The task: Report how many lines hold the word "that"; answer with the number alone.
:: Record set
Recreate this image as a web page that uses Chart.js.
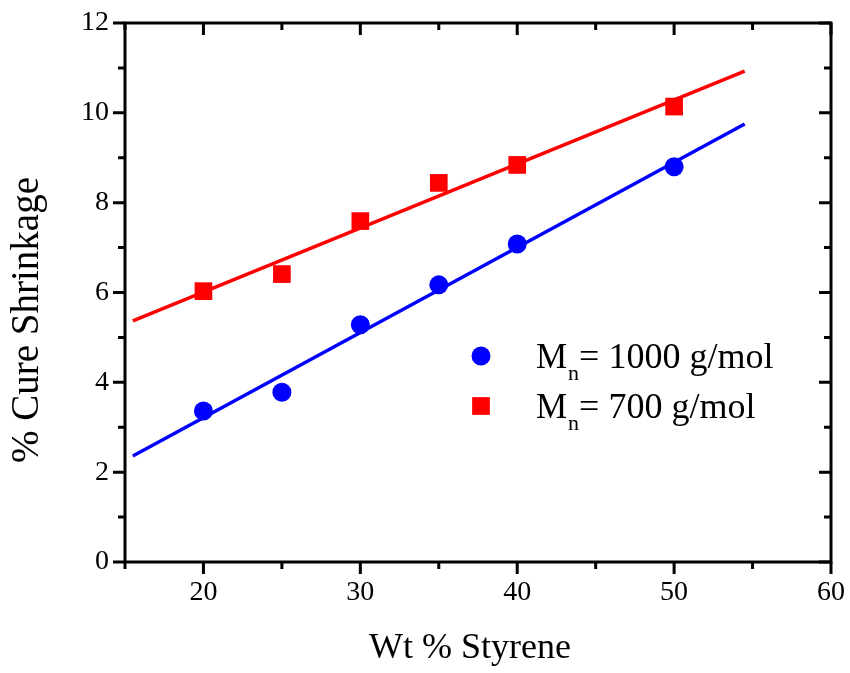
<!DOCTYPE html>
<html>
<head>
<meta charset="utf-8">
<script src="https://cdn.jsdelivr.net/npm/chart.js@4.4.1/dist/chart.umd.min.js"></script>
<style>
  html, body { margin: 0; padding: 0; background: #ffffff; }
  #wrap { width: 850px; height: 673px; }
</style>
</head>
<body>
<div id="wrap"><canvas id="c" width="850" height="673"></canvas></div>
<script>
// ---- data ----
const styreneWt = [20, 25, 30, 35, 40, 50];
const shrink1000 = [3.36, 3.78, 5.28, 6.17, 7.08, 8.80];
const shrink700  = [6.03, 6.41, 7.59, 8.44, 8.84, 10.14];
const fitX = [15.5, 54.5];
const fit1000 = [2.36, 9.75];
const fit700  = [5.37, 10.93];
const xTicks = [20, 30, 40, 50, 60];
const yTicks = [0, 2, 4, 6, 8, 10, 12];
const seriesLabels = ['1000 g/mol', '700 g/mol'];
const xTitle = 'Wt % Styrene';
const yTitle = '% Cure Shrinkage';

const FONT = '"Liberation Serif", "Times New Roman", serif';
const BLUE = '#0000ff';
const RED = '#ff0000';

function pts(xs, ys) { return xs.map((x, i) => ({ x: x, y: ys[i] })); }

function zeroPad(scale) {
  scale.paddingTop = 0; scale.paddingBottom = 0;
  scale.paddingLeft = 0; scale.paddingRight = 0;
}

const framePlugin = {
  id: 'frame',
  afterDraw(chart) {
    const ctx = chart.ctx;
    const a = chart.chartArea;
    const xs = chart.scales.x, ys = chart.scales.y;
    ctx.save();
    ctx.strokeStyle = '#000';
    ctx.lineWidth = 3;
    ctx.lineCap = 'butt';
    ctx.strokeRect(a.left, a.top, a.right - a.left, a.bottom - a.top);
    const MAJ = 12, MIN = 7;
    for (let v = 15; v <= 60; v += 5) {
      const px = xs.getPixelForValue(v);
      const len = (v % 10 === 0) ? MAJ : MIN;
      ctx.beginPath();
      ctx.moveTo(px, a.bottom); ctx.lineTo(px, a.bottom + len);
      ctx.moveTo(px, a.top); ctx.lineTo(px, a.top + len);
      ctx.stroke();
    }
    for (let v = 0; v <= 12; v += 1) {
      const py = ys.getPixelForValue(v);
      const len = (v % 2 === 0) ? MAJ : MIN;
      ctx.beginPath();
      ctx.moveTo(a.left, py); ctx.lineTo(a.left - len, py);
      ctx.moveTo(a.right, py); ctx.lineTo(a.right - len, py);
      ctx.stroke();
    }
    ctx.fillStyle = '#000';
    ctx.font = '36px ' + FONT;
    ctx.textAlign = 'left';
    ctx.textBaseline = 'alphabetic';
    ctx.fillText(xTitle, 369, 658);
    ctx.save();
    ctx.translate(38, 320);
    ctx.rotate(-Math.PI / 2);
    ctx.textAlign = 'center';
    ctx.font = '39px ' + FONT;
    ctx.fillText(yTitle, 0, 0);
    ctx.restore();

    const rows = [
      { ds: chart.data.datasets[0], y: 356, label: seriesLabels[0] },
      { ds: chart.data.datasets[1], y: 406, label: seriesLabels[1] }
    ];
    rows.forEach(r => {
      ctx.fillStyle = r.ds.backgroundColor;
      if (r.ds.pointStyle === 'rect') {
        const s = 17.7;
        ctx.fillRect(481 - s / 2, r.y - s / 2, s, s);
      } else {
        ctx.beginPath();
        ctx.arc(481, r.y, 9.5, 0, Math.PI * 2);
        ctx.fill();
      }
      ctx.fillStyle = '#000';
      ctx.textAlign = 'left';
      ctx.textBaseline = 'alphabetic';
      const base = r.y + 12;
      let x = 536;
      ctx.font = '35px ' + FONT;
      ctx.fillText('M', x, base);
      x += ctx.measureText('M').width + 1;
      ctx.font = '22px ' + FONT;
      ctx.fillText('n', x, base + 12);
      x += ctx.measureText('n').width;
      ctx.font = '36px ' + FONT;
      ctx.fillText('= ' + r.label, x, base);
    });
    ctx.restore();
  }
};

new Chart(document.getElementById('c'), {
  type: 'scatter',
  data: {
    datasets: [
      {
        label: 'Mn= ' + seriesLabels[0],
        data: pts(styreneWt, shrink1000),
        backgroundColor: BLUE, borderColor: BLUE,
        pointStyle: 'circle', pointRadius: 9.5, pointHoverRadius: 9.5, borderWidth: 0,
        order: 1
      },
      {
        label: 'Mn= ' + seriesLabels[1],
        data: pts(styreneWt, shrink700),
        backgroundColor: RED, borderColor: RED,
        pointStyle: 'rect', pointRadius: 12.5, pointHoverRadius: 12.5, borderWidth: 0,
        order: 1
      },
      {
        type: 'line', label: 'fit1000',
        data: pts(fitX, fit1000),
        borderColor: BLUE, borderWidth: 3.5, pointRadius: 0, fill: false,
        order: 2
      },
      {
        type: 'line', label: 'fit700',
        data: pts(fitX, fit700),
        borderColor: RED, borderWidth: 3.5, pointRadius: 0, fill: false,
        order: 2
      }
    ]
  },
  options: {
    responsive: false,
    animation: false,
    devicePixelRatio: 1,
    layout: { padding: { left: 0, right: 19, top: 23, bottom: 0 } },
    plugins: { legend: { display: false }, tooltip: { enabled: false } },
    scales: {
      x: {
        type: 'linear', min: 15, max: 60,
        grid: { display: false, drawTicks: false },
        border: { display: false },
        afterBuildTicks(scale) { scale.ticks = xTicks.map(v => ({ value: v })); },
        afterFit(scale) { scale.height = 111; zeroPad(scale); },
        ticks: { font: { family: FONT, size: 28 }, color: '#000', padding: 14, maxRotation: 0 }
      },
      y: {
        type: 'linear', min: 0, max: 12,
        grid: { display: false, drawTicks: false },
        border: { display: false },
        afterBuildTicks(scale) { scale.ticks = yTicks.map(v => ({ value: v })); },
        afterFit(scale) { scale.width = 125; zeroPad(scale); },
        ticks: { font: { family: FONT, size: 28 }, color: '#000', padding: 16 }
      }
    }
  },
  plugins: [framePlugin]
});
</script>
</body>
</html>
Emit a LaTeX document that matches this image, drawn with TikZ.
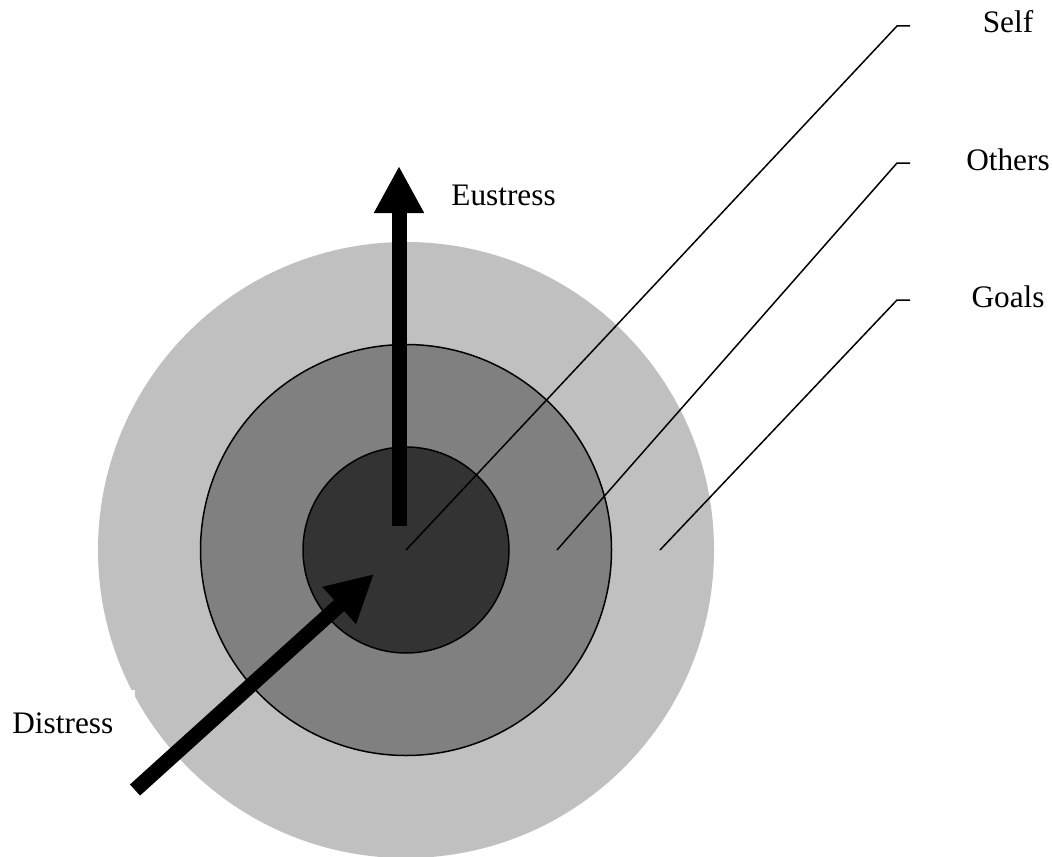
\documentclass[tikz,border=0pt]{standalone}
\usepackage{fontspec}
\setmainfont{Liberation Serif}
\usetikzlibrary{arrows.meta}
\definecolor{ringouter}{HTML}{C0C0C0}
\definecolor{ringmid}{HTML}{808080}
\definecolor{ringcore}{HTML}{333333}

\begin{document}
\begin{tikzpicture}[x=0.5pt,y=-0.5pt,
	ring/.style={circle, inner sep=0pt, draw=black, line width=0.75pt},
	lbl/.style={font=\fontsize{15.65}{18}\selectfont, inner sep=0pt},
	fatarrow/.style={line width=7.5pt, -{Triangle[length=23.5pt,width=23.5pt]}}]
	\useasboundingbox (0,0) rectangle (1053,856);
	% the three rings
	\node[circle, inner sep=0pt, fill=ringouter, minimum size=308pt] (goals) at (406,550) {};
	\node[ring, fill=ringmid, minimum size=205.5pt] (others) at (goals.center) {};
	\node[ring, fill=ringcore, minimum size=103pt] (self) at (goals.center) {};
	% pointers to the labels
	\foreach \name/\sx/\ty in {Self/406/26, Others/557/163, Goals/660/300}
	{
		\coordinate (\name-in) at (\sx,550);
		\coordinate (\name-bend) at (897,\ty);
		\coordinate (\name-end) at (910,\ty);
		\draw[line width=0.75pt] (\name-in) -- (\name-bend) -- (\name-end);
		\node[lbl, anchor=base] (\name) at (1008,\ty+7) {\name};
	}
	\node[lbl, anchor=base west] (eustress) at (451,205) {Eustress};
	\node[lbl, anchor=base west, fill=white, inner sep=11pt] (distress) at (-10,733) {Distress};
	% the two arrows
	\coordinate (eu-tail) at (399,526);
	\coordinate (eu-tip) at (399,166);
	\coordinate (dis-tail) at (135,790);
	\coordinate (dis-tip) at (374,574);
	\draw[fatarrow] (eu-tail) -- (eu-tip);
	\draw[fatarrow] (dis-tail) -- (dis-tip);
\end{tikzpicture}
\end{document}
::::
Correct response: 2